**Problem statement**
Skip all pictures, then copy the lines from the start of the data through the line with "from bokeh.resources import INLINE", keeping both ends.
-- START Supplied material --
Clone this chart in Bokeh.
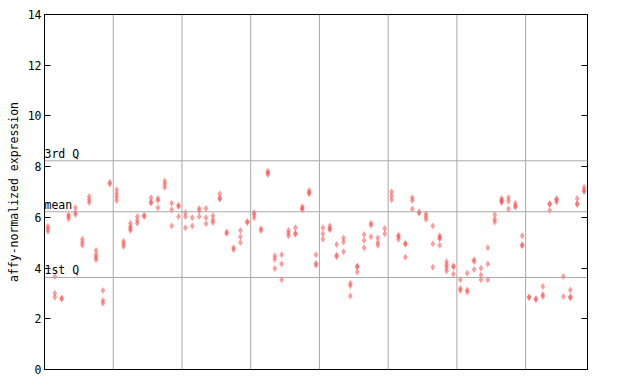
from bokeh.plotting import figure
from bokeh.models import LinearAxis, Range1d, FixedTicker, Span, CustomJSTickFormatter, ColumnDataSource
from bokeh.core.properties import value
from bokeh.embed import file_html
from bokeh.resources import INLINE

# expression values per sample (replicates), samples grouped by 10
samples_00_09 = [[5.65, 5.55, 5.45], [3.67, 3.01, 2.85], [2.82, 2.78], [6.10, 6.03, 5.95],
                 [6.38, 6.19, 6.11], [5.14, 5.01, 4.90], [6.82, 6.69, 6.59], [4.69, 4.53, 4.43, 4.33],
                 [3.12, 2.72, 2.61], [7.38, 7.32]]
samples_10_19 = [[7.09, 6.93, 6.80, 6.66], [5.06, 4.96, 4.85], [5.77, 5.64, 5.56, 5.48], [6.03, 5.88, 5.77],
                 [6.08, 6.03], [6.77, 6.61, 6.57], [6.74, 6.66, 6.38], [7.43, 7.32, 7.19],
                 [6.56, 6.30, 5.66], [6.48, 6.43, 6.03]]
samples_20_29 = [[6.19, 6.03, 5.59], [5.98, 5.66], [6.35, 6.25, 6.03], [6.35, 5.98, 5.75],
                 [6.06, 5.90, 5.80], [6.93, 6.76, 6.72], [5.42, 5.36], [4.80, 4.72],
                 [5.48, 5.24, 5.01], [5.84, 5.80]]
samples_30_39 = [[6.19, 6.11, 5.98], [5.55, 5.48], [7.82, 7.76, 7.69], [4.48, 4.35, 3.98],
                 [4.53, 4.16, 3.54], [5.48, 5.37, 5.27], [5.59, 5.37, 5.33], [6.42, 6.36, 6.30],
                 [7.06, 6.97, 6.93], [4.53, 4.19, 4.11]]
samples_40_49 = [[5.59, 5.35, 5.14], [5.66, 5.55, 5.51], [4.93, 4.52, 4.45], [5.19, 5.03, 4.64],
                 [3.40, 3.30, 2.90], [4.08, 4.04, 3.85], [5.32, 5.09, 4.80], [5.77, 5.69, 5.24],
                 [5.19, 5.01, 4.90], [5.56, 5.35]]
samples_50_59 = [[7.01, 6.85, 6.69], [5.29, 5.25, 5.14], [4.98, 4.94, 4.43], [6.77, 6.66, 6.33],
                 [6.21, 6.17], [6.14, 6.03, 5.93], [5.66, 4.96, 4.03], [5.27, 5.19, 5.17, 4.90],
                 [4.25, 4.12, 4.01, 3.88], [4.08, 4.04, 3.77]]
samples_60_69 = [[3.54, 3.19, 3.12], [3.80, 3.14, 3.06], [4.33, 4.26, 3.94], [3.99, 3.73, 3.54],
                 [4.80, 4.16, 3.54], [6.11, 5.93, 5.82], [6.74, 6.67, 6.64, 6.59], [6.77, 6.64, 6.33],
                 [6.56, 6.45, 6.41], [5.27, 4.92, 4.88]]
samples_70_78 = [[2.87, 2.83], [2.80, 2.75], [3.27, 2.96, 2.88], [6.55, 6.51, 6.27],
                 [6.73, 6.69, 6.61], [3.67, 2.88], [3.14, 2.87, 2.83], [6.74, 6.55, 6.51],
                 [7.19, 7.06, 7.02]]

quartile_labels = ["1st Q", "mean", "3rd Q"]
quartile_values = [3.63, 6.22, 8.23]
y_ticks = [0, 2, 4, 6, 8, 10, 12, 14]
group_size = 10

all_samples = (samples_00_09 + samples_10_19 + samples_20_29 + samples_30_39 +
               samples_40_49 + samples_50_59 + samples_60_69 + samples_70_78)
n = len(all_samples)
xs, ys = [], []
for i, vals in enumerate(all_samples):
    for v in vals:
        xs.append(i + 0.5)
        ys.append(v)

mono = "DejaVu Sans Mono"
p = figure(width=624, height=376, output_backend="svg", toolbar_location=None,
           x_range=Range1d(0, n), y_range=Range1d(0, 14),
           min_border_left=44, min_border_right=37, min_border_top=14, min_border_bottom=7)
p.xaxis.visible = False
p.xgrid.visible = False
p.ygrid.visible = False
p.outline_line_color = "black"
p.outline_line_width = 1
p.background_fill_color = "white"

ax = p.yaxis[0]
ax.ticker = FixedTicker(ticks=y_ticks)
ax.major_tick_in = 6
ax.major_tick_out = 0
ax.minor_tick_line_color = None
ax.axis_line_color = "black"
ax.major_label_text_font = mono
ax.major_label_text_font_size = "11.5px"
ax.major_label_text_color = "black"
ax.major_label_standoff = 3
ax.axis_label = "affy-normalized expression"
ax.axis_label_text_font = mono
ax.axis_label_text_font_size = "11.5px"
ax.axis_label_text_font_style = "normal"
ax.axis_label_text_color = "black"
ax.axis_label_standoff = 4

rax = LinearAxis(ticker=FixedTicker(ticks=y_ticks), major_tick_in=6, major_tick_out=0,
                 minor_tick_line_color=None, major_label_text_font_size="0px",
                 formatter=CustomJSTickFormatter(code="return ''"), major_label_standoff=0)
p.add_layout(rax, "right")

for g in range(group_size, n, group_size):
    p.add_layout(Span(location=g, dimension="height", line_color="#a8a8a8", line_width=1))
for q in quartile_values:
    p.add_layout(Span(location=q, dimension="width", line_color="#a8a8a8", line_width=1))

src = ColumnDataSource(dict(x=xs, y=ys))
p.scatter("x", "y", source=src, marker="diamond", size=7, fill_color="#ff4d4d",
          fill_alpha=0.55, line_color=None)

p.text(x=[0] * len(quartile_values), y=quartile_values, text=quartile_labels,
       text_font=value(mono), text_font_size="11.5px", text_color="black",
       text_baseline="bottom", text_align="left", x_offset=0, y_offset=0)

open("out.html", "w").write(file_html(p, INLINE))
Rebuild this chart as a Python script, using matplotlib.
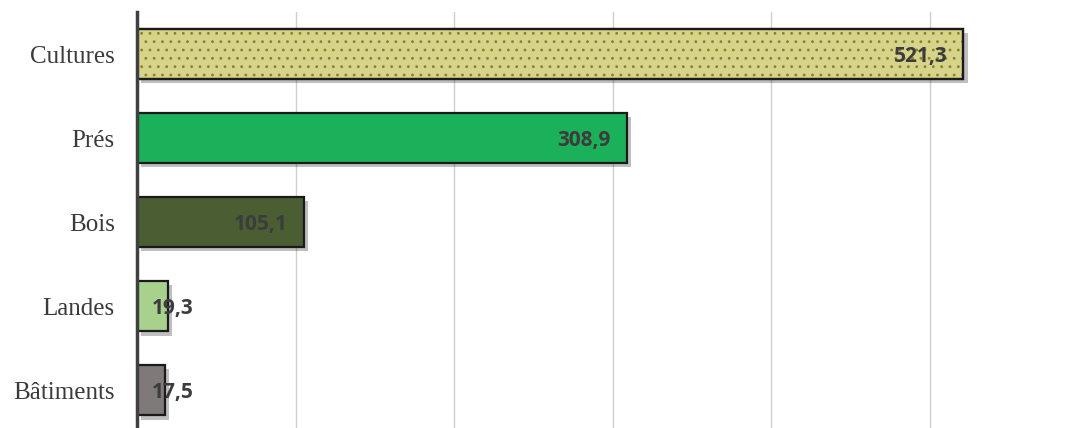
import matplotlib.pyplot as plt
import matplotlib.patheffects as pe

# land use categories, top to bottom
categories = ['Cultures', 'Prés', 'Bois', 'Landes', 'Bâtiments']
values = [521.3, 308.9, 105.1, 19.3, 17.5]
labels = ['521,3', '308,9', '105,1', '19,3', '17,5']
colors = ['#d6d38b', '#1bb05a', '#4a5d33', '#a9d18e', '#7f7979']
hatches = ['..', None, None, None, None]

fig = plt.figure(figsize=(10.77, 4.28), dpi=100)
ax = fig.add_axes([137 / 1077, 0, (1077 - 137) / 1077, 1 - 12 / 428])

plt.rcParams['hatch.linewidth'] = 0.8

shadow = [pe.SimplePatchShadow(offset=(3, -3), shadow_rgbFace='#000000', alpha=0.25), pe.Normal()]
bars = ax.barh(range(len(values)), values, height=0.6, color=colors,
               edgecolor='#1a1a1a', linewidth=1.6, zorder=3)
for b in bars:
    b.set_path_effects(shadow)

# dotted texture drawn as an overlay so the shadow stays plain
for i, (v, h) in enumerate(zip(values, hatches)):
    if h:
        ax.barh(i, v, height=0.6, facecolor='none', edgecolor='#8f7f28',
                linewidth=0, hatch=h, zorder=3.5)
        ax.barh(i, v, height=0.6, facecolor='none', edgecolor='#1a1a1a',
                linewidth=1.6, zorder=3.6)

for i, (v, lab) in enumerate(zip(values, labels)):
    if v > 60:
        ax.annotate(lab, (v, i), xytext=(-11.5, -2), textcoords='offset points',
                    ha='right', va='center', fontsize=15, fontweight='bold',
                    family='Open Sans', color='#3c3c3c', zorder=5)
    else:
        ax.annotate(lab, (0, i), xytext=(11, -2), textcoords='offset points',
                    ha='left', va='center', fontsize=15, fontweight='bold',
                    family='Open Sans', color='#3c3c3c', zorder=5)

ax.set_yticks(range(len(categories)))
ax.set_yticklabels(categories, family='Liberation Serif', fontsize=18, color='#3a3a3a')
ax.set_ylim(4.45, -0.5)
ax.set_xlim(0, 593)
ax.set_xticks([100, 200, 300, 400, 500])
ax.set_xticklabels([])
ax.tick_params(length=0, pad=16)
ax.grid(axis='x', color='#cfcfcf', linewidth=1, zorder=0)
for s in ['top', 'right', 'bottom']:
    ax.spines[s].set_visible(False)
ax.spines['left'].set_color('#404040')
ax.spines['left'].set_linewidth(2.5)
ax.spines['left'].set_zorder(4)

fig.savefig('out.png', dpi=100)
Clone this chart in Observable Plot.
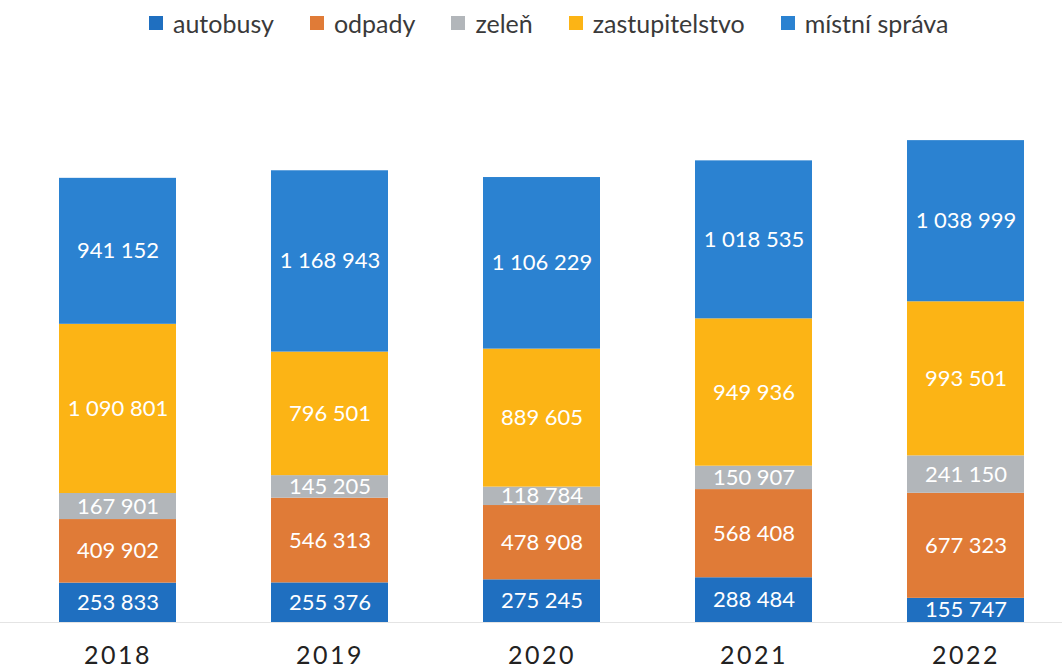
-- END Supplied material --
**Written response**
Clone this chart in Bokeh.
from bokeh.plotting import figure
from bokeh.models import LinearAxis, Range1d, FixedTicker, Span, CustomJSTickFormatter, ColumnDataSource
from bokeh.core.properties import value
from bokeh.embed import file_html
from bokeh.resources import INLINE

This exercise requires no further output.